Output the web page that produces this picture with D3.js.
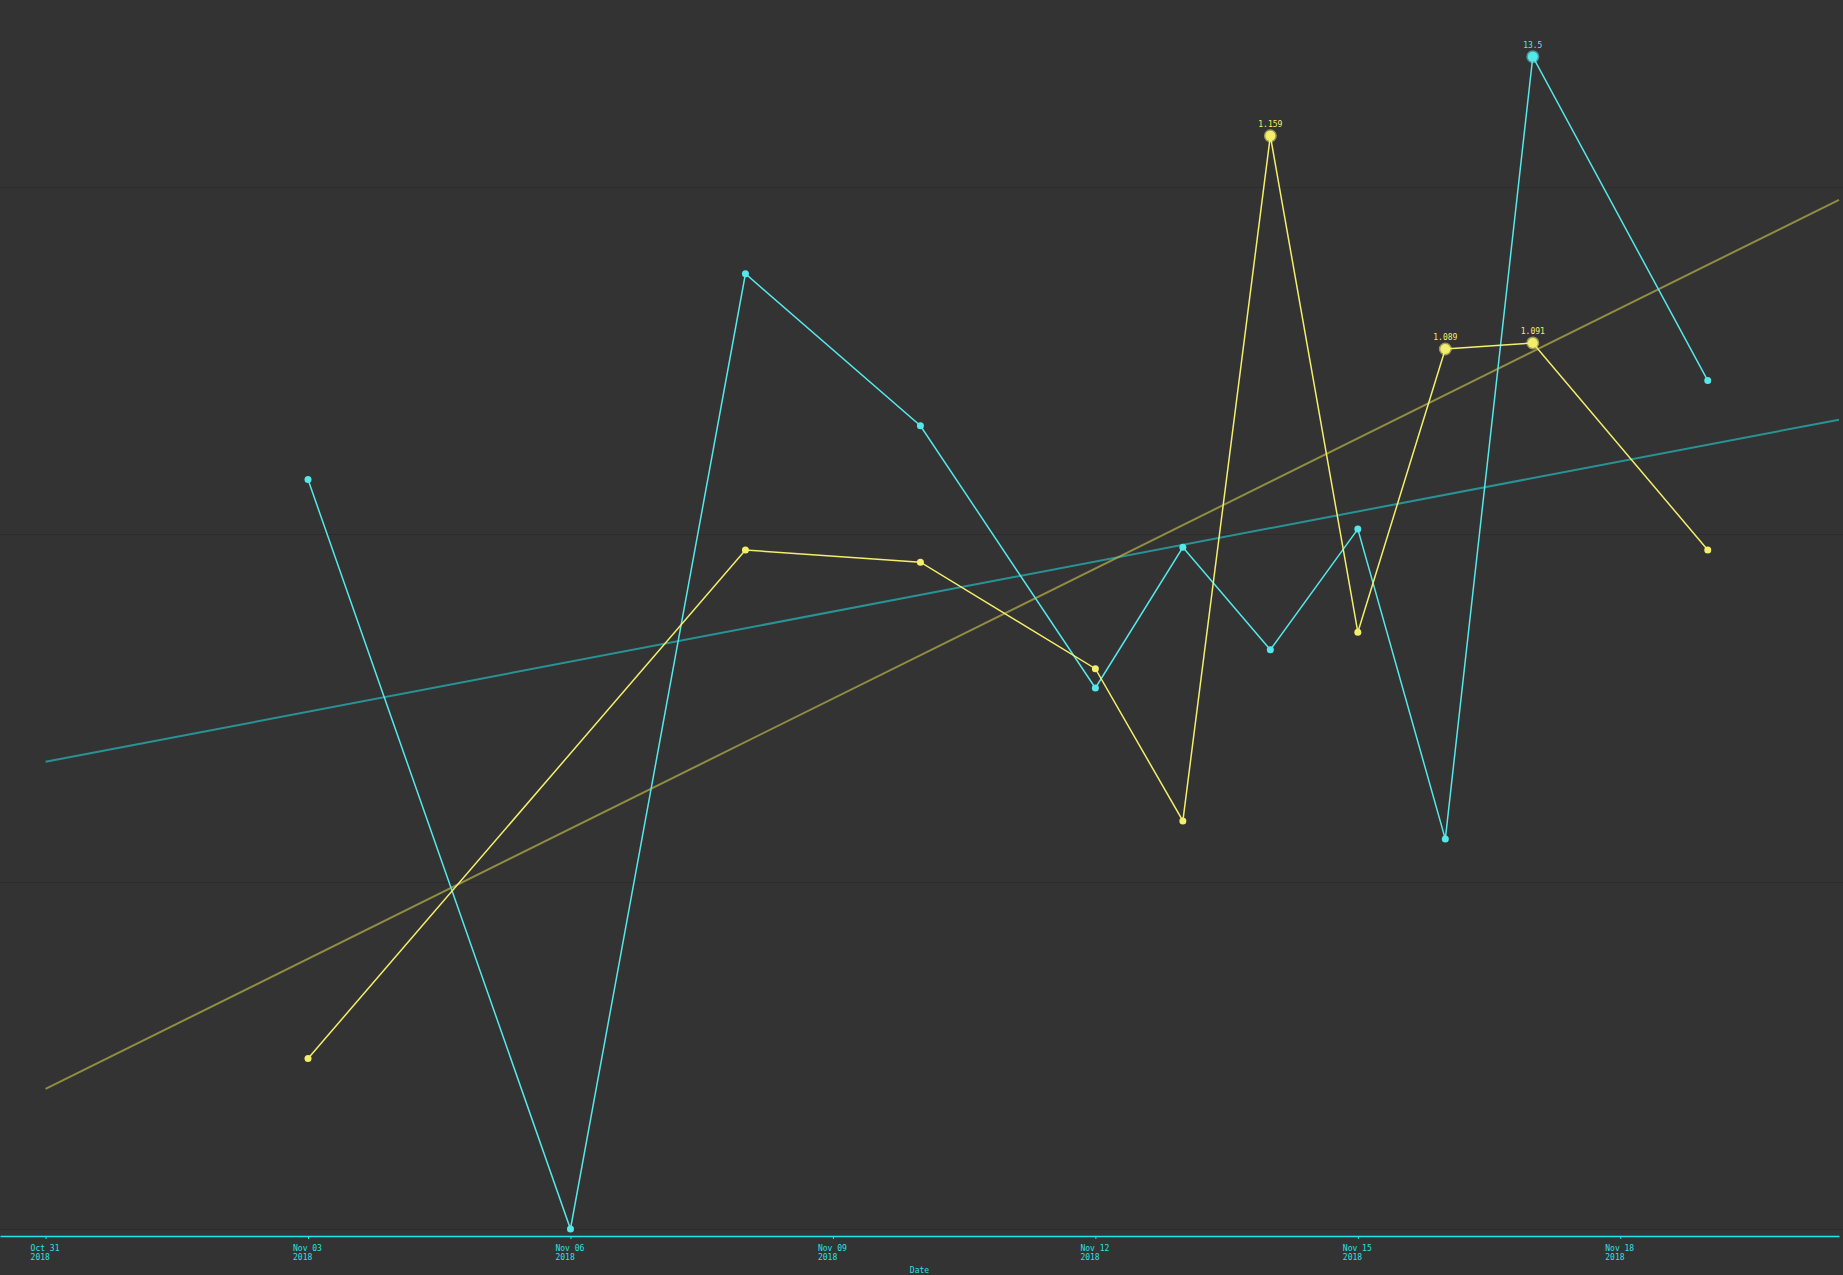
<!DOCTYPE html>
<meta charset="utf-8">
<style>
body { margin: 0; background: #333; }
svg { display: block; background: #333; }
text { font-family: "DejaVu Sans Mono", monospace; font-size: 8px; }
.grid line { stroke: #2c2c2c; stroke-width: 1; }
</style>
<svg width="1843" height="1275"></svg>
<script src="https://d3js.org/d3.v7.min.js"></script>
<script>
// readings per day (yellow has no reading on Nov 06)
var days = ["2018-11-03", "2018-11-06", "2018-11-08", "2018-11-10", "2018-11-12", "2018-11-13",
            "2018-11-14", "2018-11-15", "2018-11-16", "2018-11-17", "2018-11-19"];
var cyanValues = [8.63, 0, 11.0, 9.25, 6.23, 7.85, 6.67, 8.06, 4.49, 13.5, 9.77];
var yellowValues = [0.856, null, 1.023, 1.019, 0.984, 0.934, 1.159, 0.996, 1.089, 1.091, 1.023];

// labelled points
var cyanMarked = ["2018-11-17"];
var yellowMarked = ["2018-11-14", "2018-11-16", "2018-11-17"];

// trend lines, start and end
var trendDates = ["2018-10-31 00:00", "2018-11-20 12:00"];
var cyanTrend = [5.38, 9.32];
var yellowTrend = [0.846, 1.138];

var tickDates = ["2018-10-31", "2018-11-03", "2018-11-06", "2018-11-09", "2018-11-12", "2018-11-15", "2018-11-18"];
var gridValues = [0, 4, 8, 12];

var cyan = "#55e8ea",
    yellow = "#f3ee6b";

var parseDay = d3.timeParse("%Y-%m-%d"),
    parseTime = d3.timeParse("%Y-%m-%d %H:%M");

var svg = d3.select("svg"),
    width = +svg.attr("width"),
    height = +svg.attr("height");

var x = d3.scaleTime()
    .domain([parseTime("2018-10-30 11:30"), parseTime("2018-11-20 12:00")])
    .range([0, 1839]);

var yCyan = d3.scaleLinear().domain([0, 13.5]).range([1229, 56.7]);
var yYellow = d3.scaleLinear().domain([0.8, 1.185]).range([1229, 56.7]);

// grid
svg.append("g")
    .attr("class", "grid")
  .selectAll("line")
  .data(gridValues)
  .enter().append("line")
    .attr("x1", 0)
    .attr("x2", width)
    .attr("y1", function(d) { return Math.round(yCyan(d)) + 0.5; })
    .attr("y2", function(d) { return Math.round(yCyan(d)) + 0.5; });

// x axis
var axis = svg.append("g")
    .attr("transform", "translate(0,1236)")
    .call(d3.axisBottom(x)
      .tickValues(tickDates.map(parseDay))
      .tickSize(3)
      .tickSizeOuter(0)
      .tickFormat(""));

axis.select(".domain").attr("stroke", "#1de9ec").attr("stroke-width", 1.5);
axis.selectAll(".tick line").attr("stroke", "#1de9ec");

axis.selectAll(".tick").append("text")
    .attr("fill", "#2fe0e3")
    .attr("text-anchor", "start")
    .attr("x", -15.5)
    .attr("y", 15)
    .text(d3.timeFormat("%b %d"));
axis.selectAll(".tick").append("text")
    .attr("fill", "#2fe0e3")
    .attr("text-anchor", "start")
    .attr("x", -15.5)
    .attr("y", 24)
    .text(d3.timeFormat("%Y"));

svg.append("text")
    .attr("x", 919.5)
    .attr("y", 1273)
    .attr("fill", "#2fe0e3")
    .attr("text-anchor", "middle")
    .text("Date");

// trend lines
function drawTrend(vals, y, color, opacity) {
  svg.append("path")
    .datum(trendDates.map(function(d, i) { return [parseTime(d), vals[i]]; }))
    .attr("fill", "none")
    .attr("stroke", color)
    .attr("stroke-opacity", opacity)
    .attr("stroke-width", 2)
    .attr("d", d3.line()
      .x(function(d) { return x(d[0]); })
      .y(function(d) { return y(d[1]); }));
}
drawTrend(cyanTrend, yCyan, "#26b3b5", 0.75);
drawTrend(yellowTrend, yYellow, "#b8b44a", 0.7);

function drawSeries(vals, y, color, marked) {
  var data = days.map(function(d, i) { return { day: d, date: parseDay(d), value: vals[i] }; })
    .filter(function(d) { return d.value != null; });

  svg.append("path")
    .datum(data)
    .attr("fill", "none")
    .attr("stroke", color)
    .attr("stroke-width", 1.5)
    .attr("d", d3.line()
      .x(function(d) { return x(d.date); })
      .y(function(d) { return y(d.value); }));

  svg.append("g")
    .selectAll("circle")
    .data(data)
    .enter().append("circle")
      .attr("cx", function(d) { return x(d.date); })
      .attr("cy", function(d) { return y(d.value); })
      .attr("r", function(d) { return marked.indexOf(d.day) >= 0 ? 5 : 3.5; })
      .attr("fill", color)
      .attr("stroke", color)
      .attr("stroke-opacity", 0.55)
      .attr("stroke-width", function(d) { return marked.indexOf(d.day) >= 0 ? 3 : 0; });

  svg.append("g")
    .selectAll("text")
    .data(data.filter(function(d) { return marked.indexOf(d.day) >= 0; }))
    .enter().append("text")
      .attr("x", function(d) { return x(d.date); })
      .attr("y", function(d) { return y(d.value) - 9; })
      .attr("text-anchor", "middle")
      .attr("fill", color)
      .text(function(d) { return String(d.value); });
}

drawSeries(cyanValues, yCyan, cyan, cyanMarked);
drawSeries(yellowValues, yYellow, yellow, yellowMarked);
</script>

────────

◆ **WHAT YOU ARE ASKED TO DO**
Repeat the material above word for word and skip every image in it.

◆ **FINAL RESULT**
Output the web page that produces this picture with D3.js.
<!DOCTYPE html>
<meta charset="utf-8">
<style>
body { margin: 0; background: #333; }
svg { display: block; background: #333; }
text { font-family: "DejaVu Sans Mono", monospace; font-size: 8px; }
.grid line { stroke: #2c2c2c; stroke-width: 1; }
</style>
<svg width="1843" height="1275"></svg>
<script src="https://d3js.org/d3.v7.min.js"></script>
<script>
// readings per day (yellow has no reading on Nov 06)
var days = ["2018-11-03", "2018-11-06", "2018-11-08", "2018-11-10", "2018-11-12", "2018-11-13",
            "2018-11-14", "2018-11-15", "2018-11-16", "2018-11-17", "2018-11-19"];
var cyanValues = [8.63, 0, 11.0, 9.25, 6.23, 7.85, 6.67, 8.06, 4.49, 13.5, 9.77];
var yellowValues = [0.856, null, 1.023, 1.019, 0.984, 0.934, 1.159, 0.996, 1.089, 1.091, 1.023];

// labelled points
var cyanMarked = ["2018-11-17"];
var yellowMarked = ["2018-11-14", "2018-11-16", "2018-11-17"];

// trend lines, start and end
var trendDates = ["2018-10-31 00:00", "2018-11-20 12:00"];
var cyanTrend = [5.38, 9.32];
var yellowTrend = [0.846, 1.138];

var tickDates = ["2018-10-31", "2018-11-03", "2018-11-06", "2018-11-09", "2018-11-12", "2018-11-15", "2018-11-18"];
var gridValues = [0, 4, 8, 12];

var cyan = "#55e8ea",
    yellow = "#f3ee6b";

var parseDay = d3.timeParse("%Y-%m-%d"),
    parseTime = d3.timeParse("%Y-%m-%d %H:%M");

var svg = d3.select("svg"),
    width = +svg.attr("width"),
    height = +svg.attr("height");

var x = d3.scaleTime()
    .domain([parseTime("2018-10-30 11:30"), parseTime("2018-11-20 12:00")])
    .range([0, 1839]);

var yCyan = d3.scaleLinear().domain([0, 13.5]).range([1229, 56.7]);
var yYellow = d3.scaleLinear().domain([0.8, 1.185]).range([1229, 56.7]);

// grid
svg.append("g")
    .attr("class", "grid")
  .selectAll("line")
  .data(gridValues)
  .enter().append("line")
    .attr("x1", 0)
    .attr("x2", width)
    .attr("y1", function(d) { return Math.round(yCyan(d)) + 0.5; })
    .attr("y2", function(d) { return Math.round(yCyan(d)) + 0.5; });

// x axis
var axis = svg.append("g")
    .attr("transform", "translate(0,1236)")
    .call(d3.axisBottom(x)
      .tickValues(tickDates.map(parseDay))
      .tickSize(3)
      .tickSizeOuter(0)
      .tickFormat(""));

axis.select(".domain").attr("stroke", "#1de9ec").attr("stroke-width", 1.5);
axis.selectAll(".tick line").attr("stroke", "#1de9ec");

axis.selectAll(".tick").append("text")
    .attr("fill", "#2fe0e3")
    .attr("text-anchor", "start")
    .attr("x", -15.5)
    .attr("y", 15)
    .text(d3.timeFormat("%b %d"));
axis.selectAll(".tick").append("text")
    .attr("fill", "#2fe0e3")
    .attr("text-anchor", "start")
    .attr("x", -15.5)
    .attr("y", 24)
    .text(d3.timeFormat("%Y"));

svg.append("text")
    .attr("x", 919.5)
    .attr("y", 1273)
    .attr("fill", "#2fe0e3")
    .attr("text-anchor", "middle")
    .text("Date");

// trend lines
function drawTrend(vals, y, color, opacity) {
  svg.append("path")
    .datum(trendDates.map(function(d, i) { return [parseTime(d), vals[i]]; }))
    .attr("fill", "none")
    .attr("stroke", color)
    .attr("stroke-opacity", opacity)
    .attr("stroke-width", 2)
    .attr("d", d3.line()
      .x(function(d) { return x(d[0]); })
      .y(function(d) { return y(d[1]); }));
}
drawTrend(cyanTrend, yCyan, "#26b3b5", 0.75);
drawTrend(yellowTrend, yYellow, "#b8b44a", 0.7);

function drawSeries(vals, y, color, marked) {
  var data = days.map(function(d, i) { return { day: d, date: parseDay(d), value: vals[i] }; })
    .filter(function(d) { return d.value != null; });

  svg.append("path")
    .datum(data)
    .attr("fill", "none")
    .attr("stroke", color)
    .attr("stroke-width", 1.5)
    .attr("d", d3.line()
      .x(function(d) { return x(d.date); })
      .y(function(d) { return y(d.value); }));

  svg.append("g")
    .selectAll("circle")
    .data(data)
    .enter().append("circle")
      .attr("cx", function(d) { return x(d.date); })
      .attr("cy", function(d) { return y(d.value); })
      .attr("r", function(d) { return marked.indexOf(d.day) >= 0 ? 5 : 3.5; })
      .attr("fill", color)
      .attr("stroke", color)
      .attr("stroke-opacity", 0.55)
      .attr("stroke-width", function(d) { return marked.indexOf(d.day) >= 0 ? 3 : 0; });

  svg.append("g")
    .selectAll("text")
    .data(data.filter(function(d) { return marked.indexOf(d.day) >= 0; }))
    .enter().append("text")
      .attr("x", function(d) { return x(d.date); })
      .attr("y", function(d) { return y(d.value) - 9; })
      .attr("text-anchor", "middle")
      .attr("fill", color)
      .text(function(d) { return String(d.value); });
}

drawSeries(cyanValues, yCyan, cyan, cyanMarked);
drawSeries(yellowValues, yYellow, yellow, yellowMarked);
</script>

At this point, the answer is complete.